All of which is to say that scale is a bigger deal than we tend to acknowledge, and how we handle it is a critical descriptor for genre.
Aspects, Fate Points and Stress
There is no mechanical reason not to port Stress into Fate. It’s not hard, and requires only a few decisions. The simplest model is this:
- Fate Points and the stress track are now Stress Pool
- Players may spend Stress to invoke an aspect to add a die to a roll
- Compels replenish the stress pool.
- Damage is taken to the stress pool
- Consequences can ablate damage as normal
- Devils Bargains effectively combine a simultaneous invoke and compel
This totally works as placeholder, but I’m going to put a pin in it because this is the the point where we need to stop and think.
Ok, So What’s The Point?
This text file had sat idle on disk for a while because I was not sure it was worth pursuing. It’s a fun technical exercise, but does it serve any real purpose? I couldn’t answer that until the other night, when we had a session of Blades where the dice were very strongly in our favor, and it pretty radically changed the tone of play for the session into something a little bit more cinematic and wahoo. Maybe not the tone we want in Blades all the time, but there are definitely games where that is exactly the tone I would want to hit.
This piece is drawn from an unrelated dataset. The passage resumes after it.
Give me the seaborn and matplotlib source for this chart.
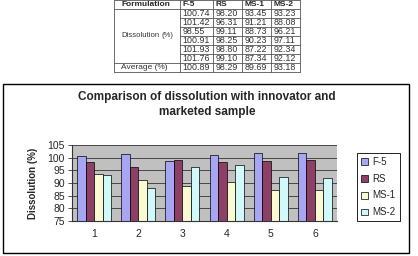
import pandas as pd
import numpy as np
import matplotlib
matplotlib.use("Agg")
import matplotlib.pyplot as plt
import matplotlib.patches as mpatches
import seaborn as sns

samples = ['1', '2', '3', '4', '5', '6']
formulations = ['F-5', 'RS', 'MS-1', 'MS-2']
f5 = [100.74, 101.42, 98.55, 100.91, 101.93, 101.76]
rs = [98.20, 96.31, 99.11, 98.25, 98.80, 99.10]
ms1 = [93.45, 91.21, 88.73, 90.23, 87.22, 87.34]
ms2 = [93.23, 88.08, 96.21, 97.11, 92.34, 92.12]
averages = ['100.89', '98.29', '89.69', '93.18']
colors = ['#9999FF', '#993366', '#FFFFCC', '#CCFFFF']


def main():
    df = pd.DataFrame({'Sample': samples, 'F-5': f5, 'RS': rs, 'MS-1': ms1, 'MS-2': ms2})
    long_df = df.melt(id_vars='Sample', var_name='Formulation', value_name='Dissolution')

    sns.set_theme(style='white')
    plt.rcParams['font.family'] = ['Liberation Sans', 'DejaVu Sans']

    W, H = 418, 256
    fig = plt.figure(figsize=(W / 100, H / 100), dpi=100)
    fig.patch.set_facecolor('white')

    # ---- table on top (pixel coords) ----
    tax = fig.add_axes([0, 0, 1, 1])
    tax.set_xlim(0, W)
    tax.set_ylim(H, 0)
    tax.axis('off')
    col_x = [114, 180, 213, 242, 271, 300]
    row_y = [-0.5 + 9 * i for i in range(9)]
    lc = '#555555'
    lw = 0.6
    for i, y in enumerate(row_y):
        if 1 < i < 7:
            tax.plot([col_x[1], col_x[-1]], [y, y], color=lc, lw=lw)
        else:
            tax.plot([col_x[0], col_x[-1]], [y, y], color=lc, lw=lw)
    for x in col_x:
        tax.plot([x, x], [row_y[0], row_y[-1]], color=lc, lw=lw)
    fs = 6.4
    tc = '#333333'
    tax.text(121, row_y[0] + 4.7, 'Formulation', fontsize=6, fontweight='bold', va='center')
    for j, name in enumerate(formulations):
        tax.text(col_x[j + 1] + 2.5, row_y[0] + 4.7, name, fontsize=6, fontweight='bold', va='center')
    series = [f5, rs, ms1, ms2]
    for i in range(6):
        for j in range(4):
            tax.text(col_x[j + 1] + 2.5, row_y[i + 1] + 4.7, f'{series[j][i]:.2f}',
                     fontsize=fs, va='center', color=tc)
    mid = (row_y[1] + row_y[7]) / 2
    tax.text(121, mid, 'Dissolution', fontsize=5.6, va='center', color=tc)
    tax.text(174, mid, '(%)', fontsize=5.6, va='center', ha='right', color=tc)
    tax.text(121, row_y[7] + 4.7, 'Average (%)', fontsize=6, va='center', color=tc)
    for j, a in enumerate(averages):
        tax.text(col_x[j + 1] + 2.5, row_y[7] + 4.7, a, fontsize=fs, va='center', color=tc)

    # chart border
    fig.patches.append(mpatches.Rectangle((3 / W, 1 - 253 / H), 406 / W, 169 / H,
                                          transform=fig.transFigure, fill=False,
                                          edgecolor='black', lw=1.0))

    # ---- bar chart ----
    ax = fig.add_axes([72 / W, 1 - 221 / H, 265 / W, 76 / H])
    ax.set_facecolor('#C0C0C0')
    sns.barplot(data=long_df, x='Sample', y='Dissolution', hue='Formulation',
                palette=colors, width=0.77, gap=0, edgecolor='black', linewidth=0.5,
                ax=ax, legend=True)
    ax.set_ylim(75, 105)
    ax.set_yticks(range(75, 106, 5))
    ax.set_axisbelow(True)
    ax.yaxis.grid(True, color='#333333', lw=0.6)
    ax.set_xlim(-0.5, 5.5)
    for s in ['top', 'right']:
        ax.spines[s].set_visible(False)
    for s in ['left', 'bottom']:
        ax.spines[s].set_color('#333333')
        ax.spines[s].set_linewidth(0.8)
    ax.set_xticks(np.arange(-0.5, 6, 1), minor=True)
    ax.tick_params(axis='x', which='major', length=0, labelsize=7.5, pad=6)
    ax.tick_params(axis='x', which='minor', length=3, color='#333333', width=0.6)
    ax.tick_params(axis='y', length=3, color='#333333', width=0.6, labelsize=7.5, pad=2, left=True)
    ax.set_xlabel('')
    ax.set_ylabel('Dissolution (%)', fontsize=7, fontweight='bold', labelpad=7)

    handles, labels = ax.get_legend_handles_labels()
    ax.legend(handles, labels, loc='upper left', bbox_to_anchor=(357 / W, 1 - 153 / H),
              bbox_transform=fig.transFigure, fontsize=7, frameon=True, fancybox=False,
              edgecolor='black', framealpha=1, handlelength=0.7, handleheight=0.7,
              handletextpad=0.5, labelspacing=0.7, borderpad=0.4, borderaxespad=0)
    ax.get_legend().get_frame().set_linewidth(0.6)

    fig.text(207 / W, 1 - 97 / H, 'Comparison of dissolution with innovator and',
             ha='center', va='center', fontsize=8.5, fontweight='bold')
    fig.text(207 / W, 1 - 112 / H, 'marketed sample',
             ha='center', va='center', fontsize=8.5, fontweight='bold')

    fig.savefig('out.png', dpi=100)


if __name__ == "__main__":
    main()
So that example persuaded me that there’s definitely room for this, but explicitly not as any kind of direct port, so I’ll be well served to re-examine any assumptions as I review them.
To that end, I suspect a focusing tool will be in order, so the next step will be, I think, coming up with an It’s Not My Fault variant version of this. It’s core system is FAE, but it may well benefit from a bit more structured play, and some concepts from Blades might help to that end.
All of which is to say, this is the rough starting point of an idea, and I’ll be refining it over time.